Toutes ces jeunes distilleries prometteuses et à suivre de près, ont ou sont sur le point de dévoiler leurs premiers single malts. En attendant, certaines proposent des gins comme Sakurao ou Kanosuke, des assemblages composés de whiskies importés comme Kaikyo et ses Hatozaki, Sakurao avec la gamme Togouchi, Nagahama et ses World Blend Amahagan. Ces nouvelles venues parfois héritières d’un long savoir-faire dans la fabrication de boissons alcoolisées, n’hésitent pas à bousculer les règles tacites qui régissent le secteur comme Nagahama et Saburomaru qui ont dévoilé en 2021 des whiskies issus d’un échange de fûts entre les deux distilleries.

Quelques distilleries du sud du Japon, situées sur l’archipel d’Okinawa et traditionnellement productrices d’awamori, se sont aussi embarquée dans l’aventure du whisky japonais en créant un nouveau type de single grain à base de riz dont les plus célèbres sont les whiskies Kujira.

VERS UNE NORMALISATION DU WHISKY JAPONAIS

Le monde du whisky japonais est donc en pleine effervescence et compte bien conforter le Japon dans sa place de grande nation du whisky.

Une progression qui s'accompagne depuis février 2021 d'une normalisation de l’appellation "whisky japonais" à l'initiative des principaux producteurs réunis au sein de la Japanese Spirits Liquor Makers Association. Sans atteindre le niveau d'influence de la Scotch Whisky Association pour le whisky écossais ou le niveau d'application d'une loi, le cahier des charges établis par l'association permet d'y voir plus clair sur la classification des whiskies.

Si cette démarche ne s'impose pas obligatoirement à tous les producteurs, elle va néanmoins dans le bon sens pour organiser un marché où l'absence de règles a permis, ces dernières années, le développement de produits trompeurs.
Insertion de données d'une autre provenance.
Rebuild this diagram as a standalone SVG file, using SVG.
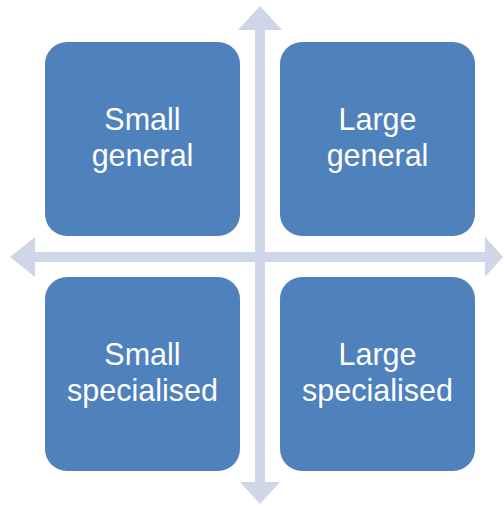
<svg xmlns="http://www.w3.org/2000/svg" width="504" height="506" viewBox="0 0 504 506">
<style>
.box{fill:#4F81BD;}
.lbl{fill:#FFFFFF;font-family:"Liberation Sans",Arial,sans-serif;font-size:30.5px;text-anchor:middle;}
.arr{fill:#CFD6E7;}
</style>
<rect width="504" height="506" fill="#FFFFFF"/>
<g id="connectors">
<polygon class="arr" points="260,6 282,30 265,30 265,252 485,252 485,237 503,257 485,277 485,262 265,262 265,482 280,482 260,504 240,482 255,482 255,262 35,262 35,277 10,257 35,237 35,252 255,252 255,30 238,30"/>
</g>
<g id="small-general">
<rect class="box" x="45" y="42" width="195" height="194" rx="22"/>
<text class="lbl" x="142.5" y="130">Small</text>
<text class="lbl" x="142.5" y="166">general</text>
</g>
<g id="large-general">
<rect class="box" x="280" y="42" width="195" height="194" rx="22"/>
<text class="lbl" x="377.5" y="130">Large</text>
<text class="lbl" x="377.5" y="166">general</text>
</g>
<g id="small-specialised">
<rect class="box" x="45" y="277" width="195" height="194" rx="22"/>
<text class="lbl" x="142.5" y="365">Small</text>
<text class="lbl" x="142.5" y="401">specialised</text>
</g>
<g id="large-specialised">
<rect class="box" x="280" y="277" width="195" height="194" rx="22"/>
<text class="lbl" x="377.5" y="365">Large</text>
<text class="lbl" x="377.5" y="401">specialised</text>
</g>
</svg>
Profitant de l'engouement pour le whisky japonais, certains producteurs ont en effet saisi l'opportunité de commercialiser du shōchū en tant que whisky ou d'embouteiller des whiskies exclusivement importés comme "produit du Japon". Si ces pratiques n'impliquent pas nécessaire de mauvais produits d'un point gustatif, il reste difficile de les considérer au même niveau qu'un whisky issu d'une distillerie japonaise identifiée et renommée.

C'est donc la réputation du whisky japonais qui se joue désormais et c'est la raison pour laquelle nous avons, sur Uisuki, établi une classification claire de tous les whiskies proposés sur notre site.